Nesta nossa casa – a única que possuímos –, somos obrigados a partilhar tudo:
riqueza, pobreza, guerras, triunfos, sol, chuva, poluição e destruição.

Esta
quinta-feira, foi dada mais uma machadada na nossa frágil habitação. Donald
Trump decidiu rasgar o Acordo de Paris e recusar os compromissos assumidos pelo
seu antecessor Obama de reduzir a emissão de gases com efeito de estufa. Os EUA
isolam-se do resto do mundo, ao se retirarem de um acordo assinado por 195
países, juntando-se à Síria (a braços com uma sangrenta guerra civil) e à
Nicarágua (que não assinou por considerar as metas pouco ambiciosas). Trump
conduz o seu país com o ímpeto visionário da cegueira, recusando o que se mete
pelos olhos dentro: a realidade óbvia do aquecimento global, que nos rouba o
planeta e o lar grau a grau, e a prosperidade económica e social que a
indústria e os empregos no setor das energias renováveis já trazem nos dias de
hoje. Muitas grandes empresas norte-americanas, incluindo petrolíferas, já
manifestaram o seu desacordo pela saída de Paris.

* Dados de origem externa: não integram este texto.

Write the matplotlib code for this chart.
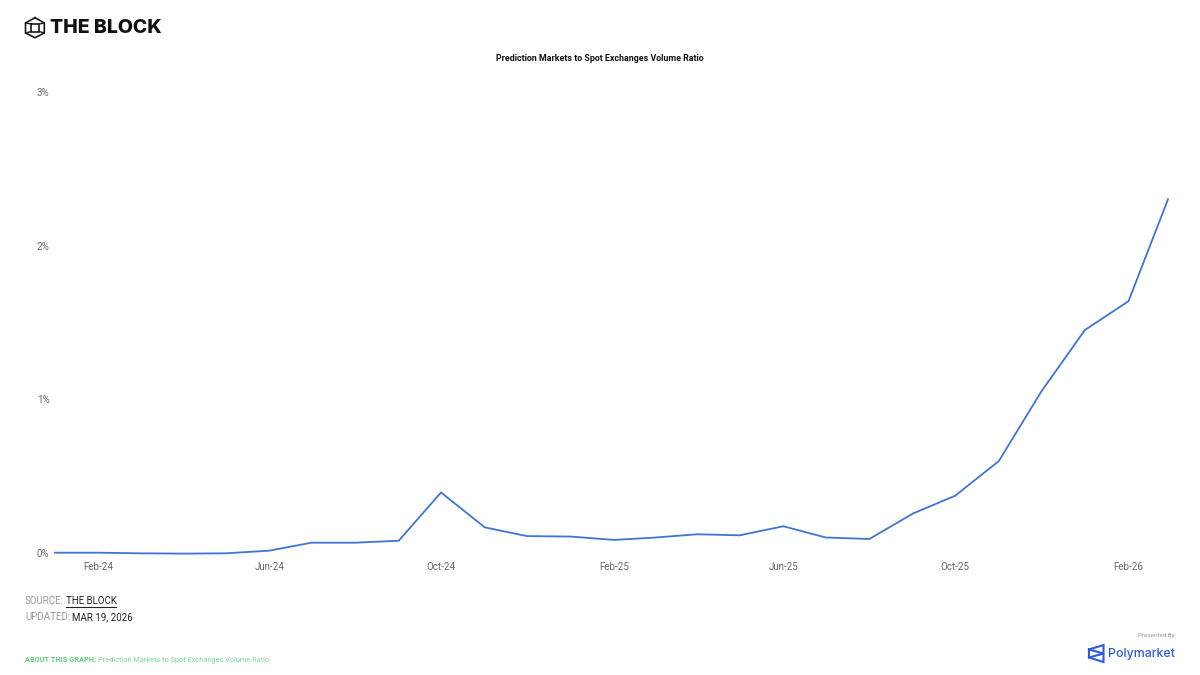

Um acordo que, segundo Trump,
beneficia outros países e prejudica os EUA – esquecendo, mais uma vez, que os
norte-americanos vivem na mesma Terra ferida de morte pela poluição, tal como
todos os outros povos.
A seguir ao
anúncio, não tardou uma chuva ácida vinda da comunidade internacional. França,
Alemanha e Itália subscreveram uma corrosiva declaração condenando a resolução do
presidente norte-americano. A maior veemência veio em francês (com algumas
palavras propositadamente em inglês), com o presidente Macron a afirmar-se promissoramente
como um potencial verdadeiro líder europeu (à parte divergências relativamente
às suas políticas neoliberais). Não só Macron abriu as portas da França aos
norte-americanos que não se revejam na posição de Trump, como foi autor de uma
das expressões mais inteligentes e significativas da política atual: tornar “o nosso
planeta grande outra vez”. Um novo slogan
que simultaneamente apela à necessidade de trabalharmos juntos e contraria
ironicamente a bandeira nacionalista de Donald Trump. Só o Reino Unido, perdido
na frágil incerteza quanto ao futuro determinada pelo Brexit, e vendo nos EUA a única tábua de salvação possível, foi
tardio na reação e tímido nas críticas. O que granjeou a Theresa May a oposição
de vários dos seus compatriotas, algo pouco conveniente a escassos dias das
eleições britânicas. Depois das divergências relativamente a quem paga o quê na
recente cimeira da NATO, que arrancaram à habitualmente reservada Angela Merkel
uma contundente sinceridade de uma Europa que não pode mais contar com os
Estados Unidos, a potência norte-americana coloca-se mais uma vez de fora do
compasso de tempo do resto do globo. Como se vivesse noutra época – uma época
no passado, que já todos experimentámos e percebemos que não tem futuro.
Com os
Estados Unidos auto-apeados, o caminho fica livre para a China, que o próprio
Trump apontou como principal adversário dos norte-americanos, se constituir
como a grande parceira da Europa no Acordo de Paris. O que, obviamente, trará
aos chineses dividendos económicos, que, aliás, já estão em marcha, com a
China, principal emissor mundial de gases com efeito de estufa, a ser campeão
na redução de emissões e a apostar fortemente na indústria das energias
renováveis. No espaço de apenas uma semana, Trump conseguiu isolar e relegar os
EUA para secundaríssimo plano, retirando o país de alguns dos principais
centros de decisão mundiais e deixando o caminho livre para o eixo
franco-alemão e a China assumirem o papel de líderes.
Jogos de
poder à parte, o que está em causa é o futuro do planeta. E nele o futuro da
humanidade. Não entendendo o porquê da busca incessante de outros planetas com
condições de vida – uma demanda onerosa, demorada e de sucesso pouco provável,
se pensarmos que temos o privilégio de já ter nascido num planeta que se formou
quase por magia e que resultou quase perfeito. Tão mágico e quase tão perfeito
que dificilmente encontraremos par em todo o universo. E, mesmo assim, teimamos
em desprezar a única perfeição que temos.